You’re probably wondering if I ever became a bellhop and actually had love affairs with movie stars, socialites and other beautiful women. The answer is a resounding no. After arriving in Miami Beach, I soon learned that bellhop jobs were highly prized and held longterm by grown men with families, not dumb kids who just walked in off the sidewalk. So I became a dishwasher at a Kosher deli called Lechtner’s, then a busboy at the same deli, and finally a busboy at the Sea Isle hotel at 30th Street and Collins Avenue, which in those days was a fairly new top-echelon Miami Beach joint.

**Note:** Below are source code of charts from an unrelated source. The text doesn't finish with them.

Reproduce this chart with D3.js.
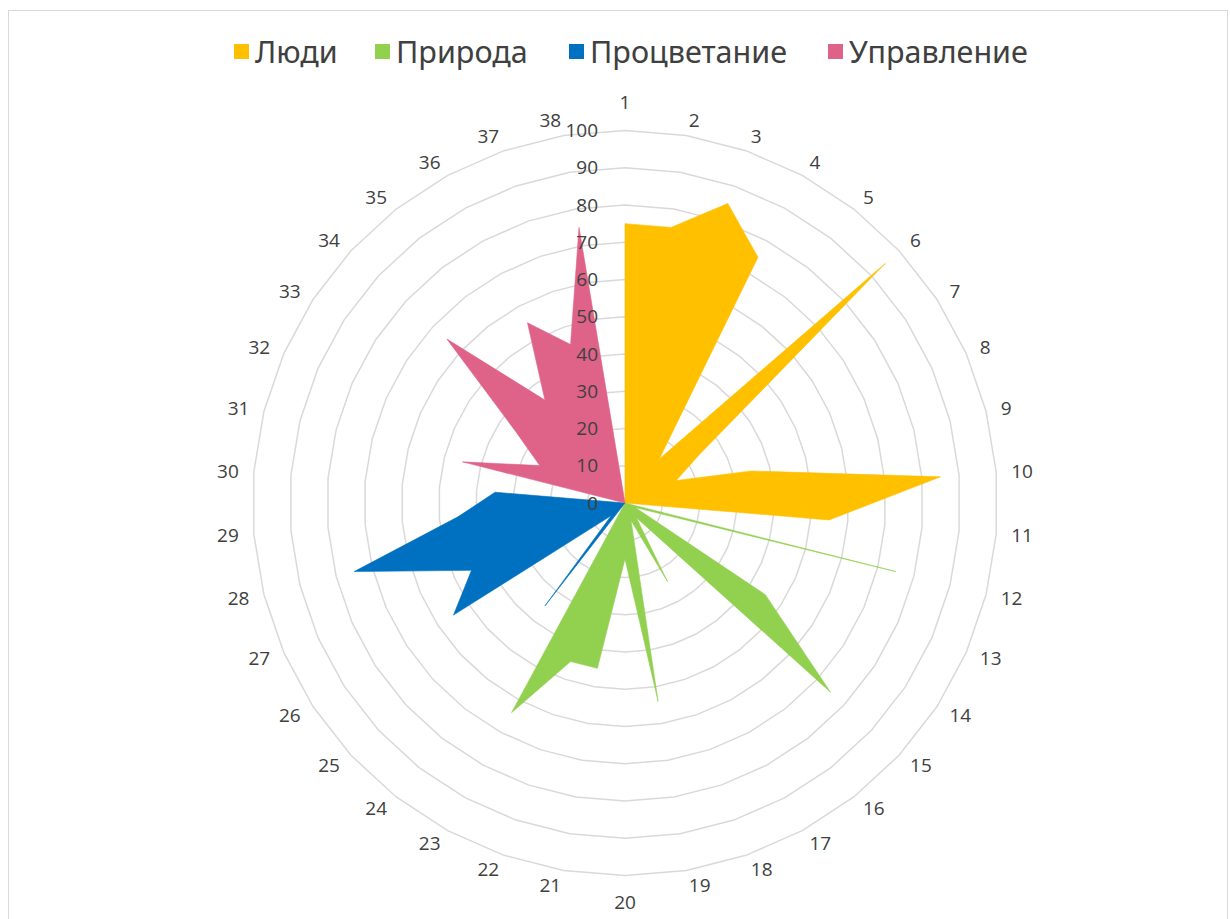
<!DOCTYPE html>
<html><head><meta charset="utf-8">
<script src="https://cdn.jsdelivr.net/npm/d3@7"></script>
<style>body{margin:0;background:#fff}svg{display:block}</style>
</head><body><svg id="c" width="1230" height="919"></svg>
<script>
const categories = ["1","2","3","4","5","6","7","8","9","10","11","12","13","14","15","16","17","18","19","20","21","22","23","24","25","26","27","28","29","30","31","32","33","34","35","36","37","38"];
const seriesNames = ["Люди","Природа","Процветание","Управление"];
const people      = [75,75,85,75,15,95,24,15,35,85,55,0,0,0,0,0,0,0,0,0,0,0,0,0,0,0,0,0,0,0,0,0,0,0,0,0,0,0];
const nature      = [0,0,0,0,0,0,0,0,0,0,0,75,3,45,75,5,24,5,54,15,45,45,64,0,0,0,0,0,0,0,0,0,0,0,0,0,0,0];
const prosperity  = [0,0,0,0,0,0,0,0,0,0,0,0,0,0,0,0,0,0,0,0,0,0,0,35,5,55,45,75,45,35,0,0,0,0,0,0,0,0];
const governance  = [0,0,0,0,0,0,0,0,0,0,0,0,0,0,0,0,0,0,0,0,0,0,0,0,0,0,0,0,0,0,45,25,35,65,35,55,45,75];
const tickValues  = [0,10,20,30,40,50,60,70,80,90,100];
const colors = ["#FFC000","#92D050","#0070C0","#DF6289"];

const svg = d3.select("#c");
const cx = 625, cy = 503, R = 372.5;
const r = d3.scaleLinear().domain([0,100]).range([0,R]);
const ang = d3.scaleLinear().domain([0, categories.length]).range([0, 2*Math.PI]);

// frame
svg.append("rect").attr("x",8.5).attr("y",10.5).attr("width",1219).attr("height",930)
  .attr("fill","none").attr("stroke","#d9d9d9").attr("stroke-width",1);

const g = svg.append("g").attr("transform",`translate(${cx},${cy})`);

// grid polygons
const gridLine = d3.lineRadial().angle((d,i)=>ang(i)).curve(d3.curveLinearClosed);
tickValues.filter(v=>v>0).forEach(v=>{
  g.append("path").attr("d", gridLine.radius(()=>r(v))(categories))
    .attr("fill","none").attr("stroke","#d9d9d9").attr("stroke-width",1.5);
});

// series areas
const all = [people, nature, prosperity, governance];
const area = d3.lineRadial().angle((d,i)=>ang(i)).radius(d=>r(d)).curve(d3.curveLinearClosed);
all.forEach((s,k)=>{
  g.append("path").attr("d", area(s)).attr("fill", colors[k])
    .attr("stroke", colors[k]).attr("stroke-width",0.6).attr("stroke-linejoin","miter");
});

// tick labels
g.selectAll("text.tick").data(tickValues).join("text").attr("class","tick")
  .attr("x",-27).attr("y",d=>-r(d)).attr("dy","0.35em").attr("text-anchor","end")
  .attr("font-family","'Open Sans', sans-serif").attr("font-size",19).attr("fill","#404040")
  .text(d=>d);

// category labels
const r0 = R + 15;
categories.forEach((c,i)=>{
  const a = ang(i), s = Math.sin(a), co = Math.cos(a);
  const t = g.append("text").attr("font-family","'Open Sans', sans-serif").attr("font-size",19)
    .attr("fill","#404040").attr("dy","0.35em").text(c);
  let x = r0*s, y = -r0*co, anchor;
  if (Math.abs(s) < 1e-6) { anchor = "middle"; y += co > 0 ? -13 : 12; }
  else anchor = s > 0 ? "start" : "end";
  t.attr("text-anchor", anchor).attr("x", x).attr("y", y);
});

// legend
const legX = [234, 375, 569, 828];
seriesNames.forEach((n,k)=>{
  svg.append("rect").attr("x",legX[k]).attr("y",44).attr("width",15).attr("height",15).attr("fill",colors[k]);
  svg.append("text").attr("x",legX[k]+21).attr("y",63).attr("font-family","'Noto Sans', sans-serif")
    .attr("font-size",30.5).attr("fill","#404040").text(n);
});
</script></body></html>
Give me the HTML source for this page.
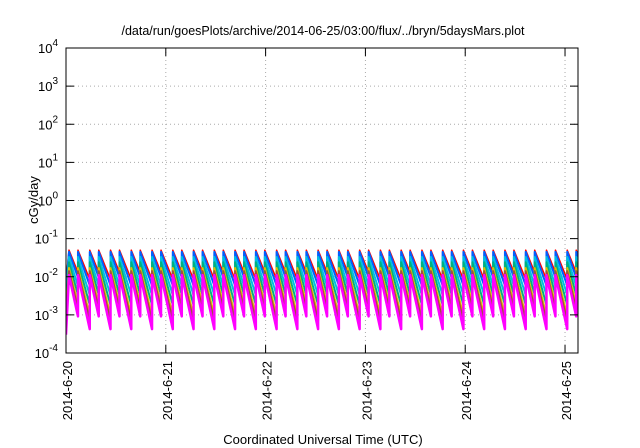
<!DOCTYPE html>
<html><head><meta charset="utf-8"><style>
body{margin:0;background:#fff}
svg{font-family:"Liberation Sans",sans-serif;display:block}
</style></head><body>
<svg id="chart" width="640" height="448">
<text x="323" y="35" font-size="12.5" text-anchor="middle">/data/run/goesPlots/archive/2014-06-25/03:00/flux/../bryn/5daysMars.plot</text>
<g id="grid"></g>
<defs><clipPath id="clip"><rect x="66" y="48" width="512" height="305"/></clipPath></defs>
<g id="series" clip-path="url(#clip)"></g>
<rect x="66" y="48" width="512" height="305" fill="none" stroke="#000" stroke-width="1"/>
<g id="axes"></g>
<text transform="translate(38,200) rotate(-90)" font-size="13" text-anchor="middle">cGy/day</text>
<text x="323" y="444" font-size="13" text-anchor="middle">Coordinated Universal Time (UTC)</text>
</svg>
<script>
const xTickLabels=["2014-6-20","2014-6-21","2014-6-22","2014-6-23","2014-6-24","2014-6-25"];
const yTickExps=[-4,-3,-2,-1,0,1,2,3,4];
const pairStarts=[0.030,0.238,0.446,0.654,0.862,1.070,1.278,1.486,1.694,1.902,2.110,2.318,2.526,2.734,2.942,3.150,3.358,3.566,3.774,3.982,4.190,4.398,4.606,4.814,5.022];
const pairGap=0.09;
const seriesNames=["red","blue","cyan","green","yellow","brown","magenta"];
const seriesColors=["#ff0000","#0060ff","#00c0e0","#00b080","#e0c000","#a05040","#ff00ff"];
const peakVals=[0.05,0.045,0.033,0.024,0.017,0.014,0.011];
const decayRates=[6.5,7.5,8.5,9.5,10.5,11,12];
const svg=document.getElementById('chart');
const NS='http://www.w3.org/2000/svg';
const X0=66,X1=578,Y0=353,Y1=48,DAYS=5.13;
const xs=d=>X0+d*(X1-X0)/DAYS;
const ys=v=>Y0-(Math.log10(v)+4)*(Y0-Y1)/8;
function mk(tag,attrs,parent){const e=document.createElementNS(NS,tag);for(const k in attrs)e.setAttribute(k,attrs[k]);parent.appendChild(e);return e;}
const grid=document.getElementById('grid'),axes=document.getElementById('axes'),ser=document.getElementById('series');
yTickExps.forEach((p,i)=>{
  const y=ys(Math.pow(10,p));
  if(i>0&&i<yTickExps.length-1){const g=mk('line',{x1:X0,x2:X1,y1:y,y2:y,stroke:'#aaa','stroke-dasharray':'1,3'},grid);
  
  }
  mk('line',{x1:X0,x2:X0+8,y1:y,y2:y,stroke:'#000'},axes);
  mk('line',{x1:X1,x2:X1-8,y1:y,y2:y,stroke:'#000'},axes);
  const t=mk('text',{x:X0-8,y:y+5,'font-size':13,'text-anchor':'end'},axes);
  
  
  t.innerHTML='10<tspan dy="-7" font-size="10">'+p+'</tspan>';
});
xTickLabels.forEach((lab,i)=>{
  const x=xs(i);
  if(i>0){const g=mk('line',{x1:x,x2:x,y1:Y0,y2:Y1,stroke:'#aaa','stroke-dasharray':'1,3'},grid);
  
  }
  mk('line',{x1:x,x2:x,y1:Y0,y2:Y0-8,stroke:'#000'},axes);
  mk('line',{x1:x,x2:x,y1:Y1,y2:Y1+8,stroke:'#000'},axes);
  const t=mk('text',{transform:`translate(${x+6},${Y0+8}) rotate(-90)`,'font-size':13,'text-anchor':'end'},axes);
  
  
  t.textContent=lab;
});
const peaks=[];pairStarts.forEach(s=>{peaks.push(s);peaks.push(s+pairGap);});
seriesNames.forEach((n,si)=>{
  const pk=peakVals[si],k=decayRates[si];
  let d='';let prevT=-0.1;
  const v0=pk*Math.pow(10,-k*(peaks[0]-prevT));
  d+=`M${xs(0)},${ys(v0)}`;
  peaks.forEach((t,i)=>{
    const vb=pk*Math.pow(10,-k*(t-prevT));
    if(i>0)d+=`L${xs(t)},${ys(vb)}`;
    d+=`L${xs(t)},${ys(pk)}`;
    prevT=t;
  });
  const tEnd=DAYS;d+=`L${xs(tEnd)},${ys(pk*Math.pow(10,-k*(tEnd-prevT)))}`;
  const p=mk('path',{d:d,fill:'none',stroke:seriesColors[si],'stroke-width':si==6?2.5:(si==0?1.5:2),'stroke-linejoin':'round'},ser);
  
  
});
</script>
</body></html>
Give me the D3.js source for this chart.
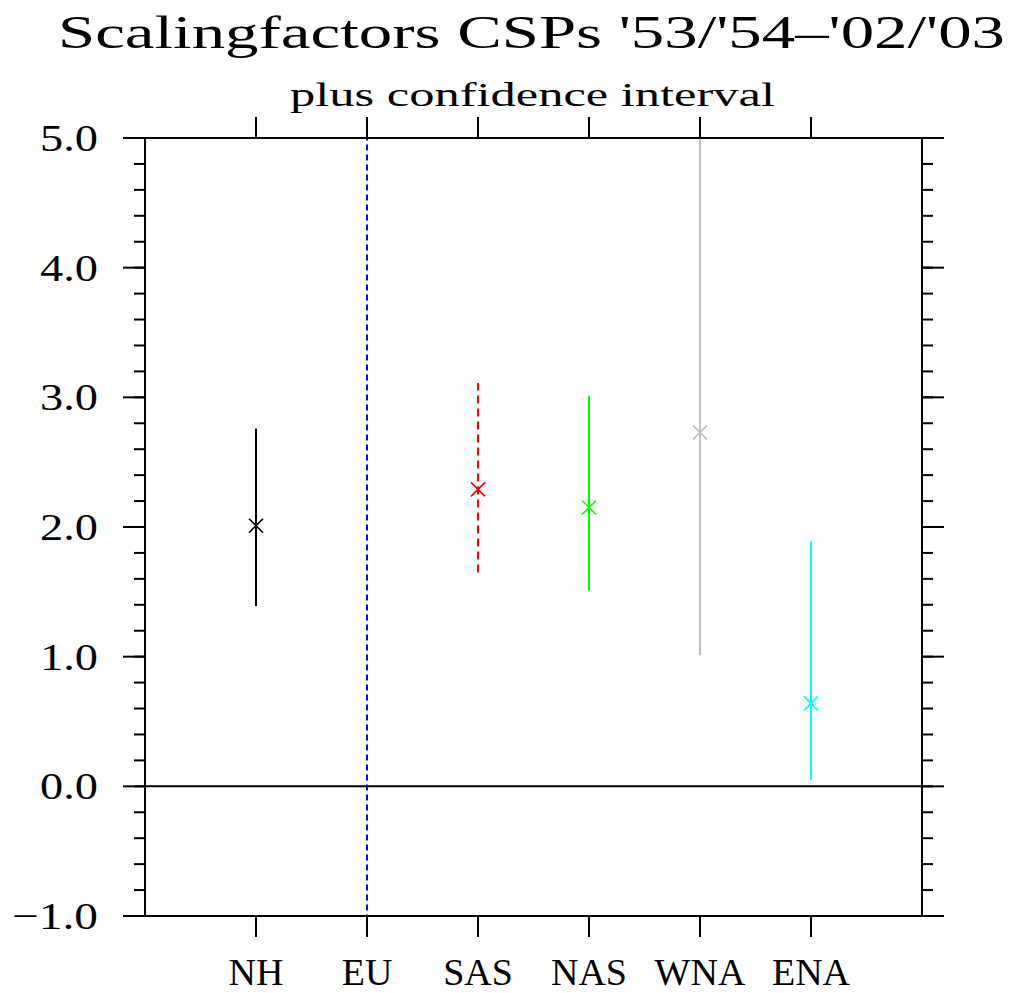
<!DOCTYPE html>
<html><head><meta charset="utf-8">
<script src="https://cdn.jsdelivr.net/npm/d3@7"></script>
<style>body{margin:0;background:#fff}svg{display:block}</style>
</head><body>
<script>
const categories = ["NH","EU","SAS","NAS","WNA","ENA"];
const centers = [2.01, 5.6, 2.29, 2.15, 2.73, 0.64];
const lowers  = [1.39, -2.5, 1.65, 1.51, 1.01, 0.05];
const uppers  = [2.76, 8.0, 3.11, 3.01, 6.5, 1.89];
const colors  = ["#000000","#0000ff","#ff0000","#00ff00","#c0c0c0","#00ffff"];
const dashes  = [null,"6,4","8,5",null,null,null];
const yTicks = [-1,0,1,2,3,4,5];
const yTickLabels = ["\u22121.0","0.0","1.0","2.0","3.0","4.0","5.0"];

const W=1015,H=993;
const L=145,R=922,T=138,B=916;
const svg=d3.select("body").append("svg").attr("width",W).attr("height",H);
const x=d3.scaleLinear().domain([0,categories.length+1]).range([L,R]);
const y=d3.scaleLinear().domain([-1,5]).range([B,T]);
const font="'Liberation Serif','DejaVu Serif',serif";

svg.append("defs").append("clipPath").attr("id","clip")
  .append("rect").attr("x",L).attr("y",T).attr("width",R-L).attr("height",B-T);

// title
svg.append("text").attr("x",58).attr("y",48).attr("font-family",font).attr("font-size",46)
  .attr("textLength",947).attr("lengthAdjust","spacingAndGlyphs")
  .text("Scalingfactors CSPs '53/'54\u2013'02/'03");
svg.append("text").attr("x",290).attr("y",106).attr("font-family",font).attr("font-size",34)
  .attr("textLength",485).attr("lengthAdjust","spacingAndGlyphs")
  .text("plus confidence interval");

// zero line
svg.append("line").attr("x1",L).attr("x2",R).attr("y1",y(0)).attr("y2",y(0))
  .attr("stroke","#000").attr("stroke-width",2);

// y ticks
const minor=d3.range(-1,5.0001,0.2);
[["left",-1],["right",1]].forEach(([side,dir])=>{
  const x0= side==="left"?L:R;
  svg.append("g").selectAll("line").data(minor).join("line")
    .attr("x1",x0).attr("x2",x0+dir*11).attr("y1",d=>y(d)).attr("y2",d=>y(d))
    .attr("stroke","#000").attr("stroke-width",2);
  svg.append("g").selectAll("line").data(yTicks).join("line")
    .attr("x1",x0).attr("x2",x0+dir*22).attr("y1",d=>y(d)).attr("y2",d=>y(d))
    .attr("stroke","#000").attr("stroke-width",2);
});
svg.append("g").selectAll("text").data(yTicks).join("text")
  .attr("x",98).attr("y",d=>y(d)+13).attr("text-anchor","end")
  .attr("font-family",font).attr("font-size",38)
  .attr("textLength",(d,i)=>yTickLabels[i].length>3?86:58).attr("lengthAdjust","spacingAndGlyphs")
  .text((d,i)=>yTickLabels[i]);

// x ticks
const xi=categories.map((c,i)=>i+1);
svg.append("g").selectAll("line").data(xi).join("line")
  .attr("x1",d=>x(d)).attr("x2",d=>x(d)).attr("y1",B).attr("y2",B+21)
  .attr("stroke","#000").attr("stroke-width",2);
svg.append("g").selectAll("line").data(xi).join("line")
  .attr("x1",d=>x(d)).attr("x2",d=>x(d)).attr("y1",T).attr("y2",T-21)
  .attr("stroke","#000").attr("stroke-width",2);
svg.append("g").selectAll("text").data(categories).join("text")
  .attr("x",(d,i)=>x(i+1)).attr("y",985).attr("text-anchor","middle")
  .attr("font-family",font).attr("font-size",38)
  .text(d=>d);

// error bars
const g=svg.append("g").attr("clip-path","url(#clip)");
g.selectAll("line.err").data(categories).join("line").attr("class","err")
  .attr("x1",(d,i)=>x(i+1)).attr("x2",(d,i)=>x(i+1))
  .attr("y1",(d,i)=>y(lowers[i])).attr("y2",(d,i)=>y(uppers[i]))
  .attr("stroke",(d,i)=>colors[i]).attr("stroke-width",2)
  .attr("stroke-dasharray",(d,i)=>dashes[i]);
const s=7;
categories.forEach((c,i)=>{
  const cx=x(i+1), cy=y(centers[i]);
  g.append("path").attr("d",`M${cx-s},${cy-s}L${cx+s},${cy+s}M${cx-s},${cy+s}L${cx+s},${cy-s}`)
    .attr("stroke",colors[i]).attr("stroke-width",1.6).attr("fill","none");
});

// frame
svg.append("rect").attr("x",L).attr("y",T).attr("width",R-L).attr("height",B-T)
  .attr("fill","none").attr("stroke","#000").attr("stroke-width",2);
</script>
</body></html>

Miami Beach pretty much closed down during the summer in those days, so I scored a busboy job at the Sagamore Hotel on Lake George in the Adirondack Mountains of upstate New York, was promoted to waiter, enlisted in the Army at the end of the season, passed G.E.D. tests while stationed in Alaska, mustered out after three years active duty, attended Michigan State University on the G.I. Bill, and after graduation (class of 61) travelled to New York City to seek my fortune which I still haven’t found and probably never will.

So that’s the saga of my early years in a nutshell, and the story of THE PECOS KID series by Jack Bodine. The series has been republished as ebooks by Blackstone under my real name, Len Levinson, and available on Amazon for anyone who might want to explore this peculiar matter in greater detail.